• **Work instructions**
Leaving the pictures aside, transcribe every line below exactly.

• **Data provided**
-- begin --

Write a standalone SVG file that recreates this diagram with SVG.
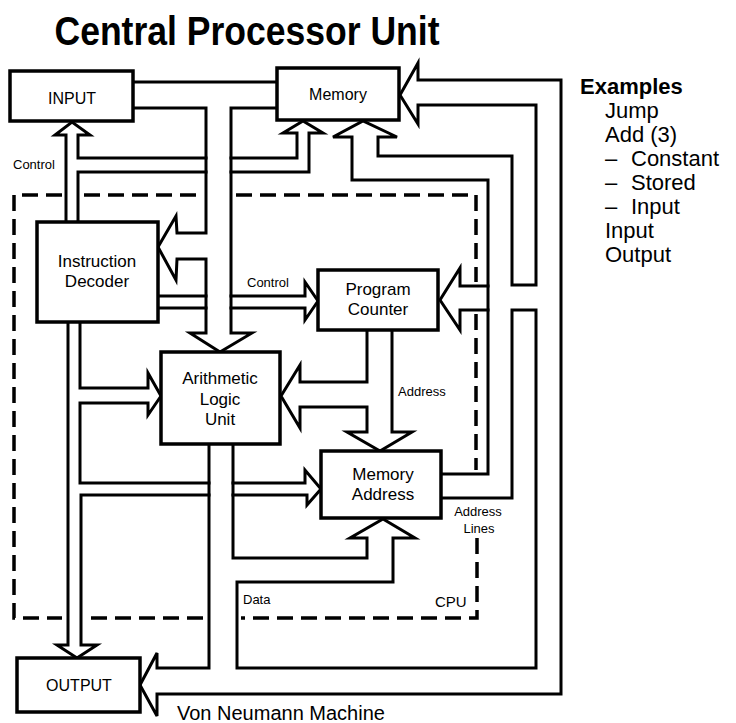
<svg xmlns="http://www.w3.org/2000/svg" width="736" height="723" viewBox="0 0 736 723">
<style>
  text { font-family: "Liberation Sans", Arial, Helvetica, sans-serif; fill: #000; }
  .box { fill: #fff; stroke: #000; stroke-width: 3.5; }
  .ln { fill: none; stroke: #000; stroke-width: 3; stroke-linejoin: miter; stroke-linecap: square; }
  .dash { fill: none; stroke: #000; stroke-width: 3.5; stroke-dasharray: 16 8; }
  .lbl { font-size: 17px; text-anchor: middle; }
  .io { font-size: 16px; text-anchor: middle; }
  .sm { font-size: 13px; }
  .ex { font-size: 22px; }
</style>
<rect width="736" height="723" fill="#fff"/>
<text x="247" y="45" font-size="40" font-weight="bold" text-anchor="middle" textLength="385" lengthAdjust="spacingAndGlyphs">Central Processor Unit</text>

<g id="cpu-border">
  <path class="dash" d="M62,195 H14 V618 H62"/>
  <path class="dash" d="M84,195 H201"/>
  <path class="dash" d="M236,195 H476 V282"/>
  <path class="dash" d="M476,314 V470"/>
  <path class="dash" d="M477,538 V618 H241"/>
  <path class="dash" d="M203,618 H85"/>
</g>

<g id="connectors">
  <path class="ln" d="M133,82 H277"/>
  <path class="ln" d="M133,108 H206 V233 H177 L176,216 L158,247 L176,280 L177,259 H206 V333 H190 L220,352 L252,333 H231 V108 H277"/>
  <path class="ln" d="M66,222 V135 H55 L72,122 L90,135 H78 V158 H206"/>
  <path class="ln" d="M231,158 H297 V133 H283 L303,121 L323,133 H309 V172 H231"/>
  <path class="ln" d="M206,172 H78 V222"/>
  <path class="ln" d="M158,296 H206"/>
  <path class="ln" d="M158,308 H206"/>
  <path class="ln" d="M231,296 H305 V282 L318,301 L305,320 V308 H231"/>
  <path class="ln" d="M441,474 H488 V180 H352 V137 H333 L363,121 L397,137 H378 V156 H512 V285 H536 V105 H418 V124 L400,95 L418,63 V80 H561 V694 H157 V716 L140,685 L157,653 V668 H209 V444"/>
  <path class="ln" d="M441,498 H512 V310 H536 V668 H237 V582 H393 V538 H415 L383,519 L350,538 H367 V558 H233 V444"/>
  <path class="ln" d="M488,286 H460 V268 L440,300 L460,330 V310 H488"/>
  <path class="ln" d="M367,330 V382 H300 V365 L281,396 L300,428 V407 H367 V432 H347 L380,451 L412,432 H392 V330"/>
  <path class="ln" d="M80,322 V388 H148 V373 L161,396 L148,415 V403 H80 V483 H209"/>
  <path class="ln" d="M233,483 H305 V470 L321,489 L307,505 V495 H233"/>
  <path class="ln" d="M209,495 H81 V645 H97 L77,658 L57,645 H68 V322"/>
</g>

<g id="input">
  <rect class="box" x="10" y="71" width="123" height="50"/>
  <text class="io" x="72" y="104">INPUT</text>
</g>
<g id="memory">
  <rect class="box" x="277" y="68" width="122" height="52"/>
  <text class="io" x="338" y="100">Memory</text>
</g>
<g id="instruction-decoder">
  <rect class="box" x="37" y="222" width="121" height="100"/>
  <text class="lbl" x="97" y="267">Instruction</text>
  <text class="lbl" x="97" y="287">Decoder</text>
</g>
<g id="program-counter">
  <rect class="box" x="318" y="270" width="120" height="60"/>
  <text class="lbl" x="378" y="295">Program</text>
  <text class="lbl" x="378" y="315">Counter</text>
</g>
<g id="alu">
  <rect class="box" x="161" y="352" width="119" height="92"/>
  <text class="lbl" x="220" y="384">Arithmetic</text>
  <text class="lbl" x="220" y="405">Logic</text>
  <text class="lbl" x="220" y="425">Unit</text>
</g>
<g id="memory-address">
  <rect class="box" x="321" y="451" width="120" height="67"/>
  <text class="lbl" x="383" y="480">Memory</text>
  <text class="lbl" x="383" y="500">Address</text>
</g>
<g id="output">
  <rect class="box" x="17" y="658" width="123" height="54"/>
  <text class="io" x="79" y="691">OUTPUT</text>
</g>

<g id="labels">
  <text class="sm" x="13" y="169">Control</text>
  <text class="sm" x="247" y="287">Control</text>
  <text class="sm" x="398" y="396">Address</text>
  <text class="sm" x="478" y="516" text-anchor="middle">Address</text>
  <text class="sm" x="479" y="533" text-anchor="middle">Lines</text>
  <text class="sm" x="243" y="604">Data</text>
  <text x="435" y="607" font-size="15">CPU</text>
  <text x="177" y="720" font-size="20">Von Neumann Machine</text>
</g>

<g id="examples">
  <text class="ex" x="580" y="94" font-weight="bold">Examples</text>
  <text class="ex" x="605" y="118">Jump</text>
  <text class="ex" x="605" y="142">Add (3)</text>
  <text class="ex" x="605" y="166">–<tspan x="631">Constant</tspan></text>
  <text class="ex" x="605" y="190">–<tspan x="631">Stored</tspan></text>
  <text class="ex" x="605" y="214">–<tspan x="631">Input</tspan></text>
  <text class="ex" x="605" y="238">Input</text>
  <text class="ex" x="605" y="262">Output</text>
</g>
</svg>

-- end --

• **Reply**
Write a standalone SVG file that recreates this diagram with SVG.
<svg xmlns="http://www.w3.org/2000/svg" width="736" height="723" viewBox="0 0 736 723">
<style>
  text { font-family: "Liberation Sans", Arial, Helvetica, sans-serif; fill: #000; }
  .box { fill: #fff; stroke: #000; stroke-width: 3.5; }
  .ln { fill: none; stroke: #000; stroke-width: 3; stroke-linejoin: miter; stroke-linecap: square; }
  .dash { fill: none; stroke: #000; stroke-width: 3.5; stroke-dasharray: 16 8; }
  .lbl { font-size: 17px; text-anchor: middle; }
  .io { font-size: 16px; text-anchor: middle; }
  .sm { font-size: 13px; }
  .ex { font-size: 22px; }
</style>
<rect width="736" height="723" fill="#fff"/>
<text x="247" y="45" font-size="40" font-weight="bold" text-anchor="middle" textLength="385" lengthAdjust="spacingAndGlyphs">Central Processor Unit</text>

<g id="cpu-border">
  <path class="dash" d="M62,195 H14 V618 H62"/>
  <path class="dash" d="M84,195 H201"/>
  <path class="dash" d="M236,195 H476 V282"/>
  <path class="dash" d="M476,314 V470"/>
  <path class="dash" d="M477,538 V618 H241"/>
  <path class="dash" d="M203,618 H85"/>
</g>

<g id="connectors">
  <path class="ln" d="M133,82 H277"/>
  <path class="ln" d="M133,108 H206 V233 H177 L176,216 L158,247 L176,280 L177,259 H206 V333 H190 L220,352 L252,333 H231 V108 H277"/>
  <path class="ln" d="M66,222 V135 H55 L72,122 L90,135 H78 V158 H206"/>
  <path class="ln" d="M231,158 H297 V133 H283 L303,121 L323,133 H309 V172 H231"/>
  <path class="ln" d="M206,172 H78 V222"/>
  <path class="ln" d="M158,296 H206"/>
  <path class="ln" d="M158,308 H206"/>
  <path class="ln" d="M231,296 H305 V282 L318,301 L305,320 V308 H231"/>
  <path class="ln" d="M441,474 H488 V180 H352 V137 H333 L363,121 L397,137 H378 V156 H512 V285 H536 V105 H418 V124 L400,95 L418,63 V80 H561 V694 H157 V716 L140,685 L157,653 V668 H209 V444"/>
  <path class="ln" d="M441,498 H512 V310 H536 V668 H237 V582 H393 V538 H415 L383,519 L350,538 H367 V558 H233 V444"/>
  <path class="ln" d="M488,286 H460 V268 L440,300 L460,330 V310 H488"/>
  <path class="ln" d="M367,330 V382 H300 V365 L281,396 L300,428 V407 H367 V432 H347 L380,451 L412,432 H392 V330"/>
  <path class="ln" d="M80,322 V388 H148 V373 L161,396 L148,415 V403 H80 V483 H209"/>
  <path class="ln" d="M233,483 H305 V470 L321,489 L307,505 V495 H233"/>
  <path class="ln" d="M209,495 H81 V645 H97 L77,658 L57,645 H68 V322"/>
</g>

<g id="input">
  <rect class="box" x="10" y="71" width="123" height="50"/>
  <text class="io" x="72" y="104">INPUT</text>
</g>
<g id="memory">
  <rect class="box" x="277" y="68" width="122" height="52"/>
  <text class="io" x="338" y="100">Memory</text>
</g>
<g id="instruction-decoder">
  <rect class="box" x="37" y="222" width="121" height="100"/>
  <text class="lbl" x="97" y="267">Instruction</text>
  <text class="lbl" x="97" y="287">Decoder</text>
</g>
<g id="program-counter">
  <rect class="box" x="318" y="270" width="120" height="60"/>
  <text class="lbl" x="378" y="295">Program</text>
  <text class="lbl" x="378" y="315">Counter</text>
</g>
<g id="alu">
  <rect class="box" x="161" y="352" width="119" height="92"/>
  <text class="lbl" x="220" y="384">Arithmetic</text>
  <text class="lbl" x="220" y="405">Logic</text>
  <text class="lbl" x="220" y="425">Unit</text>
</g>
<g id="memory-address">
  <rect class="box" x="321" y="451" width="120" height="67"/>
  <text class="lbl" x="383" y="480">Memory</text>
  <text class="lbl" x="383" y="500">Address</text>
</g>
<g id="output">
  <rect class="box" x="17" y="658" width="123" height="54"/>
  <text class="io" x="79" y="691">OUTPUT</text>
</g>

<g id="labels">
  <text class="sm" x="13" y="169">Control</text>
  <text class="sm" x="247" y="287">Control</text>
  <text class="sm" x="398" y="396">Address</text>
  <text class="sm" x="478" y="516" text-anchor="middle">Address</text>
  <text class="sm" x="479" y="533" text-anchor="middle">Lines</text>
  <text class="sm" x="243" y="604">Data</text>
  <text x="435" y="607" font-size="15">CPU</text>
  <text x="177" y="720" font-size="20">Von Neumann Machine</text>
</g>

<g id="examples">
  <text class="ex" x="580" y="94" font-weight="bold">Examples</text>
  <text class="ex" x="605" y="118">Jump</text>
  <text class="ex" x="605" y="142">Add (3)</text>
  <text class="ex" x="605" y="166">–<tspan x="631">Constant</tspan></text>
  <text class="ex" x="605" y="190">–<tspan x="631">Stored</tspan></text>
  <text class="ex" x="605" y="214">–<tspan x="631">Input</tspan></text>
  <text class="ex" x="605" y="238">Input</text>
  <text class="ex" x="605" y="262">Output</text>
</g>
</svg>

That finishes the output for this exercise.